Dr. Khalid Sharif. Jordanian Consultant. He started by asking what other ocular
manifestations of HZV, I mentioned uveitis, scleritis, PORN, ARN. He asked about
what is the characteristic feature of uveitis, I mentioned sectorial iris
atrophy, and he then asked about secondary Glaucoma, I answered. Then asked
about rubiosis irides and its causes, management of diabetic rubiosis, cataract
with rubiosis and rubiotic glaucoma. He asked for the DD of 34 years old female
with unilateral proptosis, I said the most common is TED, vascular, neoplastic,
he asked about ON meningioma and I answered in details. He asked me just before
the ring about the DD of a baby with bilateral opaque corneas, I said birth
trauma, MPS, then the ring then I said Buphthalmus. He was very objective and
managed the discussion very well.
Third Day: clinical exam 3/12/2008, 9:00-4:30 pm
The English examiner showed me a case of posterior segment to examine by the
I/O. I asked if I could talk to patients in Arabic. He said OK but explain what
is going on. It was a case of mild Diabetic retinopathy in one eye and BRVO in
the other eye which had a large C/D ratio (same as the last case in the written
exam but here I mentioned low vision Aids if the macula ischemic), he asked
about the management.
Female doctor from Oman she was very decent and objective. She showed me a case
on the slit lamp with UL cicatricial entropion trichiasis with corneal
opacities, LL ectropion, asked about possible causes and the mechanism of senile
entropion. What are the manifestations of trachoma in the eye? , what are
Herbert's pits I said degenerated limbal follicles, she asked about the sign of
old trachoma and I said healed pannus.
5 years old boy with left congenital severe ptosis, left head tilt, and facial
asymmetry on the left side. Asked me to examine ptosis and explain every thing I
do, I mentioned the previous data in inspection, then I did the measures
comparing both eyes, then I but my finger on the patient forehead to measure the
levator function he asked me why I put my finger on the forehead I said to stop
frontalis effect. He asked me what is this I mentioned this is severe congenital
ptosis with poor levator function, but I like to examine ocular motility, he
said OK go on, I examined the motility and told him he has also congenital right
fourth nerve palsy, he asked about the left eye is there any thing in it, I
asked to examine again and did so, I said he has left hypotropia.
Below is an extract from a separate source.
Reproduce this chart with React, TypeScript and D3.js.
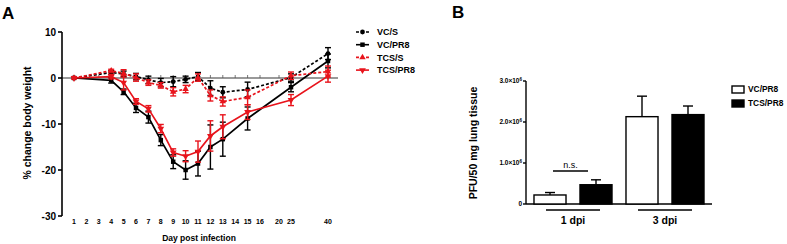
import * as d3 from 'd3';
import React from 'react';

// Panel A: body weight change
const days = [1, 4, 5, 6, 7, 8, 9, 10, 11, 12, 13, 15, 25, 40];
const tickDays = [1, 2, 3, 4, 5, 6, 7, 8, 9, 10, 11, 12, 13, 14, 15, 16, 20, 25, 40];
const yTicksA = [10, 0, -10, -20, -30];

const vcS = [0, 1.2, 0.9, 0.3, -0.4, -1.0, -0.8, -0.3, 0.3, -2.2, -3.1, -2.5, 0.1, 5.3];
const vcSErr = [0, 0.4, 0.6, 0.7, 0.8, 0.9, 1.1, 0.7, 0.9, 1.6, 1.2, 1.6, 0.8, 1.3];
const vcPR8 = [0, -0.5, -3.0, -6.5, -8.5, -13.5, -18.2, -20, -18.6, -15, -13.3, -8.8, -2.0, 3.7];
const vcPR8Err = [0, 0.6, 0.6, 1.0, 1.3, 1.2, 1.5, 2.0, 2.7, 4.8, 3.7, 2.5, 1.0, 1.5];
const tcsS = [0, 1.6, 1.0, 0.1, -1.0, -1.6, -3.0, -2.4, 0.1, -3.8, -5.1, -4.2, 0.5, 1.4];
const tcsSErr = [0, 0.3, 0.8, 0.8, 0.6, 0.6, 0.9, 0.8, 0.8, 1.2, 1.0, 1.6, 0.8, 1.2];
const tcsPR8 = [0, 0.3, -1.0, -5.1, -6.7, -11.0, -16.2, -17.0, -16.0, -12.6, -10.6, -7.4, -4.8, 0.4];
const tcsPR8Err = [0, 0.5, 1.6, 0.6, 0.7, 0.9, 0.8, 1.2, 2.3, 3.3, 2.6, 1.6, 1.2, 1.3];

const seriesA = [
  { name: 'VC/S', values: vcS, err: vcSErr, color: '#000', dash: '3,2', symbol: d3.symbolCircle, size: 18, rot: 0 },
  { name: 'VC/PR8', values: vcPR8, err: vcPR8Err, color: '#000', dash: null, symbol: d3.symbolSquare, size: 20, rot: 0 },
  { name: 'TCS/S', values: tcsS, err: tcsSErr, color: '#e8141c', dash: '3,2', symbol: d3.symbolTriangle, size: 18, rot: 0 },
  { name: 'TCS/PR8', values: tcsPR8, err: tcsPR8Err, color: '#e8141c', dash: null, symbol: d3.symbolTriangle, size: 20, rot: 180 },
];

// Panel B: lung viral titre
const groups = ['1 dpi', '3 dpi'];
const vcPFU = [0.22e6, 2.13e6];
const vcPFUErr = [0.06e6, 0.5e6];
const tcsPFU = [0.47e6, 2.18e6];
const tcsPFUErr = [0.12e6, 0.21e6];
const yTicksB = [0, 1e6, 2e6, 3e6];
const yTickLabelsB = ['0', '1.0×10', '2.0×10', '3.0×10'];

const font = 'Arial, "Liberation Sans", sans-serif';

const PanelA = () => {
  const x = d3.scaleLinear().domain([1, 16, 20, 25, 40]).range([74, 260, 279, 291, 328]);
  const y = d3.scaleLinear().domain([-30, 10]).range([216, 32]);
  const axisX = 62;

  return (
    <g fontFamily={font}>
      <text x={2} y={19} fontSize={17} fontWeight="bold">A</text>
      {/* zero line */}
      <line x1={axisX} x2={338} y1={y(0)} y2={y(0)} stroke="#777" strokeWidth={1.5} />
      {tickDays.map(d => (
        <line key={'zt' + d} x1={x(d)} x2={x(d)} y1={y(0)} y2={y(0) - 3} stroke="#555" strokeWidth={0.8} />
      ))}
      {/* y axis */}
      <line x1={axisX} x2={axisX} y1={y(10)} y2={y(-30)} stroke="#000" strokeWidth={1.6} />
      {yTicksA.map(t => (
        <g key={'ya' + t}>
          <line x1={axisX - 4} x2={axisX} y1={y(t)} y2={y(t)} stroke="#000" strokeWidth={1.6} />
          <text x={axisX - 6} y={y(t)} dy="0.35em" textAnchor="end" fontSize={10} fontWeight="bold">{t}</text>
        </g>
      ))}
      {tickDays.map(d => (
        <text key={'xl' + d} x={x(d)} y={224} textAnchor="middle" fontSize={7} fontWeight="bold" fill="#000">{d}</text>
      ))}
      <text x={199} y={241} textAnchor="middle" fontSize={8.5} fontWeight="bold">Day post infection</text>
      <text transform="translate(31,123) rotate(-90)" textAnchor="middle" fontSize={10.5} fontWeight="bold">% change body weight</text>

      {seriesA.map(s => {
        const pts = days.map((d, i) => [x(d), y(s.values[i])] as [number, number]);
        const line = d3.line()(pts) || '';
        const sym = d3.symbol().type(s.symbol).size(s.size)() || '';
        return (
          <g key={s.name}>
            <path d={line} fill="none" stroke={s.color} strokeWidth={1.7} strokeDasharray={s.dash || undefined} />
            {days.map((d, i) => {
              const e = s.err[i];
              if (!e) return null;
              const cx = x(d);
              return (
                <g key={'e' + d} stroke={s.color} strokeWidth={1.4}>
                  <line x1={cx} x2={cx} y1={y(s.values[i] + e)} y2={y(s.values[i] - e)} />
                  <line x1={cx - 3} x2={cx + 3} y1={y(s.values[i] + e)} y2={y(s.values[i] + e)} />
                  <line x1={cx - 3} x2={cx + 3} y1={y(s.values[i] - e)} y2={y(s.values[i] - e)} />
                </g>
              );
            })}
            {pts.map((p, i) => (
              <path key={'m' + i} d={sym} fill={s.color} transform={`translate(${p[0]},${p[1]}) rotate(${s.rot})`} />
            ))}
          </g>
        );
      })}

      {/* legend */}
      {seriesA.map((s, i) => {
        const ly = 32 + i * 12.7;
        const sym = d3.symbol().type(s.symbol).size(s.size)() || '';
        return (
          <g key={'lg' + s.name}>
            <line x1={356} x2={369} y1={ly} y2={ly} stroke={s.color} strokeWidth={1.6} strokeDasharray={s.dash || undefined} />
            <path d={sym} fill={s.color} transform={`translate(362.5,${ly}) rotate(${s.rot})`} />
            <text x={377} y={ly} dy="0.35em" fontSize={9} fontWeight="bold">{s.name}</text>
          </g>
        );
      })}
    </g>
  );
};

const PanelB = () => {
  const keys = groups.flatMap(g => [g + '-VC', g + '-TCS']);
  const xb = d3.scaleBand().domain(keys).range([527, 711]).paddingInner(0.304).paddingOuter(0.152);
  const y = d3.scaleLinear().domain([0, 3e6]).range([204, 81]);
  const axisX = 526;
  const bars = groups.flatMap((g, i) => [
    { key: g + '-VC', v: vcPFU[i], e: vcPFUErr[i], fill: '#fff' },
    { key: g + '-TCS', v: tcsPFU[i], e: tcsPFUErr[i], fill: '#000' },
  ]);
  const bw = xb.bandwidth();

  return (
    <g fontFamily={font}>
      <text x={452} y={18} fontSize={17} fontWeight="bold">B</text>
      <line x1={axisX} x2={axisX} y1={y(3e6)} y2={y(0)} stroke="#000" strokeWidth={1.4} />
      <line x1={axisX} x2={712} y1={y(0)} y2={y(0)} stroke="#000" strokeWidth={1.4} />
      {yTicksB.map((t, i) => (
        <g key={'yb' + t}>
          <line x1={axisX - 3} x2={axisX} y1={y(t)} y2={y(t)} stroke="#000" strokeWidth={1.4} />
          <text x={axisX - 4} y={y(t)} dy="0.35em" textAnchor="end" fontSize={6.5} fontWeight="bold">
            {yTickLabelsB[i]}
            {t > 0 && <tspan dy="-2.5" fontSize={4.5}>6</tspan>}
          </text>
        </g>
      ))}
      <text transform="translate(477,143) rotate(-90)" textAnchor="middle" fontSize={10.5} fontWeight="bold">PFU/50 mg lung  tissue</text>

      {bars.map(b => {
        const bx = xb(b.key) as number;
        const cx = bx + bw / 2;
        return (
          <g key={b.key}>
            <line x1={cx} x2={cx} y1={y(b.v)} y2={y(b.v + b.e)} stroke="#000" strokeWidth={1.4} />
            <line x1={cx - 5} x2={cx + 5} y1={y(b.v + b.e)} y2={y(b.v + b.e)} stroke="#000" strokeWidth={1.4} />
            <rect x={bx} y={y(b.v)} width={bw} height={y(0) - y(b.v)} fill={b.fill} stroke="#000" strokeWidth={1.4} />
          </g>
        );
      })}

      {groups.map(g => {
        const x0 = xb(g + '-VC') as number;
        const x1 = (xb(g + '-TCS') as number) + bw;
        const cx = (x0 + x1) / 2;
        return (
          <g key={'grp' + g}>
            <line x1={cx - 27} x2={cx + 27} y1={210} y2={210} stroke="#000" strokeWidth={1.4} />
            <text x={cx} y={224} textAnchor="middle" fontSize={10.5} fontWeight="bold">{g}</text>
          </g>
        );
      })}

      {/* n.s. bracket */}
      <line x1={553} x2={588} y1={171} y2={171} stroke="#000" strokeWidth={1.3} />
      <text x={570.5} y={167.5} textAnchor="middle" fontSize={9}>n.s.</text>

      {/* legend */}
      {['VC/PR8', 'TCS/PR8'].map((n, i) => (
        <g key={'lb' + n}>
          <rect x={732} y={86 + i * 14} width={12} height={7} fill={i === 0 ? '#fff' : '#000'} stroke="#000" strokeWidth={1.4} />
          <text x={748} y={89.5 + i * 14} dy="0.35em" fontSize={8.4} fontWeight="bold">{n}</text>
        </g>
      ))}
    </g>
  );
};

export default function App() {
  return (
    <svg width={787} height={244} style={{ position: 'absolute', left: 0, top: 0, background: '#fff' }}>
      <rect width={787} height={244} fill="#fff" />
      <PanelA />
      <PanelB />
    </svg>
  );
}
He asked about
what is the most important thing to ask in history I said the duration of ptosis,
and in the examination I mentioned VA. He told me what if he had poor vision in
the ptotic eye, I said we should correct any error of refraction and treat
amblyopia, he asked how I mentioned patching of the right eye.
Young male patient with bilateral corneal dystrophy, the discussion went with
the female examiner about level of opacity, it was in all layers, with clear
zone from the limbus, asked me to demonstrate sclerotic scatter and specular
reflection, and she asked me what kind of dystrophy, I said it might be
granular, she said is this how granular looks like, I said I didn't see this
much dystrophies to differentiate. The English professor said OK. Let's move on.
Middle age male in his fifties. Asked me to examine left anterior segment and
tell what I see. He had a circular corneal opacification and I said it is post
refractive surgery complications and I said mostly LASIK, he asked why do you
think he had low vision after the surgery, I said he had dense cataract, he said
apart from cataract, I said interface dense opacification. The time was up.